Yup, it's all double buffered automagically. Of course, if you are running
legacy code from mac os 9, or code ported from windoze, that mean's you're
probably triple buffering without knowing it. Hey, cycles are cheap!
The performance of a Direct3D application seems to be significantly better in full screen mode compared to windowed mode. What are the technical reasons behind this?
I guess it has something to do with the fact that a full screen application can gain exclusive control for the display. But why the application cannot gain exclusive control for part of the screen (i.e. window) and have the same performance benefits?
Here are the cliff notes on how things work underneath.
Monitor screen always needs to be associated with so-called primary surface to be able to display anything, i.e. videocard can only scan out of one surface in video memory.
When application is fullscreen (and everything was set up correctly to enable flipping), primary surface is just one of the application backbuffers, and flipped to another backbuffer every frame. It is the most efficient way of presenting on the screen, but it requires application to own the entire monitor area (i.e. entire primary surface).
When there's no fullscreen application and DWM is off, primary surface is owned by OS, and every windowed application performs a blit from application backbuffer to a primary surface. This blit takes some GPU time to complete (as well as blits from the other applications visible on the screen), so it's not as efficient as fullscreen presentation. XP worked that way.
When DWM is composing the screen, things get even more complicated.
Here, DWM owns the primary surface and needs to draw application windows there. To make it possible, every window has an associated surface holding its contents, called redirection surface (which allows DWM to enable window ghosting, glass effects, and all that good stuff). Every time D3D application issues a frame, it adds a blit to a redirection surface.
That way, several blits need to happen: blit to a redirection surface by the app, blit from a redirection surface to the primary by DWM, which is, again, some overhead compared to fullscreen.
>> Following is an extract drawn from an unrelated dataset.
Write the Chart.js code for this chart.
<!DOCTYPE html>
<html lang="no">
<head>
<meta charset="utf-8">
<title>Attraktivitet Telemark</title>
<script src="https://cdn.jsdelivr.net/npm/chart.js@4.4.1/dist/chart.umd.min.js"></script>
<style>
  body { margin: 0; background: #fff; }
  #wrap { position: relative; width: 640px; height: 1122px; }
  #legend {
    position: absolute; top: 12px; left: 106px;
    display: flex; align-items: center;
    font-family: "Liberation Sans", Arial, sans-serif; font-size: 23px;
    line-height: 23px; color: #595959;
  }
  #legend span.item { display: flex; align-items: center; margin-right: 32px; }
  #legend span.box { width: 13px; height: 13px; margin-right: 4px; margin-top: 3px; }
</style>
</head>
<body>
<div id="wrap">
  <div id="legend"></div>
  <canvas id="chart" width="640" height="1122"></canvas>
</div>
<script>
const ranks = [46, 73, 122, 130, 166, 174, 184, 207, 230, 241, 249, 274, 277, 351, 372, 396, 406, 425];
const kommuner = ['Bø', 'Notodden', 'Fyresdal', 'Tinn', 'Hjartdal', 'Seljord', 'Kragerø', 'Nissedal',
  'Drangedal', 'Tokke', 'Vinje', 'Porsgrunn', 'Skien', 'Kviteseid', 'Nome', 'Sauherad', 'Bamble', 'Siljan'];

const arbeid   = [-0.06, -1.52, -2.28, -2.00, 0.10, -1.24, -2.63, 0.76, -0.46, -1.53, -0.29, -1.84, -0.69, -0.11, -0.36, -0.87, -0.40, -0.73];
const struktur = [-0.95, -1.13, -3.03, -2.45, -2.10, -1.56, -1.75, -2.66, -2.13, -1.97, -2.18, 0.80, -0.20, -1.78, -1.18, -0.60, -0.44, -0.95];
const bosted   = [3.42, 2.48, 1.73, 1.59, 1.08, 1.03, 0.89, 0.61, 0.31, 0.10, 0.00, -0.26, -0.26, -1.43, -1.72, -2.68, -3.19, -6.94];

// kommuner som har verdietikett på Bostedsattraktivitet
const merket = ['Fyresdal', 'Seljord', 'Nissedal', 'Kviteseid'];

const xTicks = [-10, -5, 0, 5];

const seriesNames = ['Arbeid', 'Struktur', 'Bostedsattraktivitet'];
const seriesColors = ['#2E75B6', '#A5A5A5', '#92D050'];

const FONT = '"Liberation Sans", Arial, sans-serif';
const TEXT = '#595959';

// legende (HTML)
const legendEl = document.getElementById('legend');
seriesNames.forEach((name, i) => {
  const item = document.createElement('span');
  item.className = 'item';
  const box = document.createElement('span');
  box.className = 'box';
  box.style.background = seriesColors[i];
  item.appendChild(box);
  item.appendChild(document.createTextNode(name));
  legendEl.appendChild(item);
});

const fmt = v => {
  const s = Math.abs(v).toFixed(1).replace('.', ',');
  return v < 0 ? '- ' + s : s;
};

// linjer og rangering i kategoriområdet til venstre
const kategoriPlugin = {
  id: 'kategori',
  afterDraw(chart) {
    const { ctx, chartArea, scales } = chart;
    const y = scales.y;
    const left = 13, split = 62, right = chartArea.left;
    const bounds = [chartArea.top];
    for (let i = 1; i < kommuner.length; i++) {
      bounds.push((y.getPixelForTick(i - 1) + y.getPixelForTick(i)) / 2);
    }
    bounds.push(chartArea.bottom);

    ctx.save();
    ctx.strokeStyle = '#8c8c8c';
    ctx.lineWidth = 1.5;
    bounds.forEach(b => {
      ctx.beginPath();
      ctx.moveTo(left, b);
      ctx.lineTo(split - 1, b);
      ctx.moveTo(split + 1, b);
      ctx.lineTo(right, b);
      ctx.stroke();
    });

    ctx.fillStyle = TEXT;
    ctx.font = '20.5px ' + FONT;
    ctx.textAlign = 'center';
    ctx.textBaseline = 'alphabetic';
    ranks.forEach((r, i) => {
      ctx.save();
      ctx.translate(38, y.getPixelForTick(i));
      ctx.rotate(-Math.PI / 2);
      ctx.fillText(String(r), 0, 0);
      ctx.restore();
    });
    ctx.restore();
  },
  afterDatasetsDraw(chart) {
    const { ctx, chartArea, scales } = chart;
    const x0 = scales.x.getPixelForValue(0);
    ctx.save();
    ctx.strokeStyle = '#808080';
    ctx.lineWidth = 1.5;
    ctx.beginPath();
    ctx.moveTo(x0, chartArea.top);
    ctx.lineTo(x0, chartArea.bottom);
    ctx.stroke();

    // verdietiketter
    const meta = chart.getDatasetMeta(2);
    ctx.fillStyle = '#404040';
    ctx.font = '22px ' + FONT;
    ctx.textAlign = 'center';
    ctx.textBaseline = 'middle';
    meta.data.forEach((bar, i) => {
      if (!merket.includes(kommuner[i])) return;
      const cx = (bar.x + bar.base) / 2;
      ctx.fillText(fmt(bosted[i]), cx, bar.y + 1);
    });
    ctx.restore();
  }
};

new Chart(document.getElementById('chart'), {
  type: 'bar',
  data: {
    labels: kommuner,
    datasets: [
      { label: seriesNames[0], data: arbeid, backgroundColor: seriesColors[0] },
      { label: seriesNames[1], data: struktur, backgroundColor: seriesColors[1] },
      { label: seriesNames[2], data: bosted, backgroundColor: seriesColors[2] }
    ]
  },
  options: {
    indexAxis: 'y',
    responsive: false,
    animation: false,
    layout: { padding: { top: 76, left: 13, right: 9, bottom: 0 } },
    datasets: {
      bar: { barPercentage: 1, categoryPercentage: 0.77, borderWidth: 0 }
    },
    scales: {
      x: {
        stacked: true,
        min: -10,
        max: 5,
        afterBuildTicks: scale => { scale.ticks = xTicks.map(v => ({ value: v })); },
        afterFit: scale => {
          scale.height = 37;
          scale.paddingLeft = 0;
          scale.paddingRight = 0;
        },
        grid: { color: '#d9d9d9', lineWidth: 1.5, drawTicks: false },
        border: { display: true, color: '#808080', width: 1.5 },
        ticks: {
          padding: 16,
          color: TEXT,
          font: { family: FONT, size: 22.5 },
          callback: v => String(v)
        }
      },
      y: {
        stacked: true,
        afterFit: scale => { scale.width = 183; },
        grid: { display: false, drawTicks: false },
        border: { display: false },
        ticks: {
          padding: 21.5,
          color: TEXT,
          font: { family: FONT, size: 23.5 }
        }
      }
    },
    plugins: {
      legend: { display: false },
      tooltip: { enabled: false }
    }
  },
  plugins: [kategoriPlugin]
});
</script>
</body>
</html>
Note all of that additional work is on the GPU, so it doesn't affect CPU performance.
Stuff to read further:
http://blogs.msdn.com/greg_schechter/archive/2006/03/19/555087.aspx
http://blogs.msdn.com/greg_schechter/archive/2006/05/02/588934.aspx
http://blogs.msdn.com/greg_schechter/archive/2006/03/05/544314.aspx
There's a bit on MSDN that says full screen mode uses buffer flipping, if set up correctly, as opposed to blitting. It makes sense.
Of course you can (and in a way, do) give exclusive control for part of the screen to an application, but what happens to the rest of the screen? You still have to blit, do occlusion checking, etc. on the rest of the windows, and I think that's what causes the performance hit.
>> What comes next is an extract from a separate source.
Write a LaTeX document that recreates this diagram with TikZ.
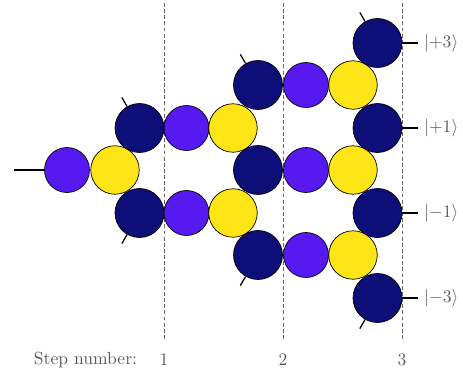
\documentclass[tikz,border=0pt]{standalone}
\usetikzlibrary{positioning}

\definecolor{bsblue}{RGB}{14,14,120}
\definecolor{psviolet}{RGB}{86,26,240}
\definecolor{wpyellow}{RGB}{255,228,24}

\begin{document}
\begin{tikzpicture}[x=0.02cm, y=-0.02cm,
        bs/.style={circle, draw=black, thin, fill=bsblue,
                   minimum size=0.98cm, inner sep=0pt},
        ps/.style={circle, draw=black, thin, fill=psviolet,
                   minimum size=0.9cm, inner sep=0pt},
        wp/.style={circle, draw=black, thin, fill=wpyellow,
                   minimum size=0.97cm, inner sep=0pt},
        guide/.style={black!60, thin, dash pattern=on 2.2pt off 1.3pt},
        lead/.style={black, line width=0.7pt},
        lab/.style={text=black!65}]
      \useasboundingbox (0,0) rectangle (463,375);
      % step separators
      \coordinate (s1t) at (164,3);   \coordinate (s1b) at (164,340);
      \coordinate (s2t) at (283,3);   \coordinate (s2b) at (283,340);
      \coordinate (s3t) at (402,3);   \coordinate (s3b) at (402,340);
      \draw[guide] (s1t) -- (s1b);
      \draw[guide] (s2t) -- (s2b);
      \draw[guide] (s3t) -- (s3b);
      % input
      \node[ps] (p0) at (67,170) {};
      \node[wp] (w0) at (115,170) {};
      \coordinate (in) at (14,170);
      \draw[lead] (in) -- (p0);
      % step 1
      \node[bs] (b1u) at (139.5,128) {};
      \node[bs] (b1d) at (139.5,213) {};
      \node[ps] (p1u) at (186.5,128) {};
      \node[ps] (p1d) at (186.5,213) {};
      \node[wp] (w1u) at (233,128) {};
      \node[wp] (w1d) at (233,213) {};
      \draw[lead] (b1u.120) -- ++(120:6pt);
      \draw[lead] (b1d.240) -- ++(240:6pt);
      % step 2
      \node[bs] (b2u) at (258,85) {};
      \node[bs] (b2m) at (258,170) {};
      \node[bs] (b2d) at (258,255) {};
      \node[ps] (p2u) at (306,85) {};
      \node[ps] (p2m) at (306,170) {};
      \node[ps] (p2d) at (306,255) {};
      \node[wp] (w2u) at (353,85) {};
      \node[wp] (w2m) at (353,170) {};
      \node[wp] (w2d) at (353,255) {};
      \draw[lead] (b2u.120) -- ++(120:6pt);
      \draw[lead] (b2d.240) -- ++(240:6pt);
      % step 3 (outputs)
      \node[bs] (b3a) at (377.5,43) {};
      \node[bs] (b3b) at (377.5,128) {};
      \node[bs] (b3c) at (377.5,213) {};
      \node[bs] (b3d) at (377.5,298) {};
      \draw[lead] (b3a.120) -- ++(120:6pt);
      \draw[lead] (b3d.240) -- ++(240:6pt);
      \coordinate (o3) at (418,43);
      \coordinate (o1) at (418,128);
      \coordinate (m1) at (418,213);
      \coordinate (m3) at (418,298);
      \draw[lead] (b3a) -- (o3);
      \draw[lead] (b3b) -- (o1);
      \draw[lead] (b3c) -- (m1);
      \draw[lead] (b3d) -- (m3);
      \node[lab, right=0pt of o3] {$|{+3}\rangle$};
      \node[lab, right=0pt of o1] {$|{+1}\rangle$};
      \node[lab, right=0pt of m1] {$|{-1}\rangle$};
      \node[lab, right=0pt of m3] {$|{-3}\rangle$};
      % step numbers
      \node[lab] (sn) at (85.5,360) {Step number:};
      \node[lab] (n1) at (164,360) {1};
      \node[lab] (n2) at (283,360) {2};
      \node[lab] (n3) at (402,360) {3};
    \end{tikzpicture}
\end{document}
I'll add to #aib's answer that the rest of the screen is being managed by the OS. So, if anything else needs to be drawn/worked upon simultaneously, there has to be a performance hit.
For example, if you have a video playing in Windows Media Player in one window, then start Civilization in another, when Civ starts doing its fancy graphics, it will need to share screen space with everything else (like the video.
Whereas if the DirectX app has the full-screen, everything else might be "updating" or "playing", but not being drawn.
Basically, the video hardware is completely dedicated to the exclusive mode application.
There is no contention for video resources (pipeline, texture memory, etc...)
In particular, texture upload can be a big bottleneck. The less you have to do it (because you have it all), the better.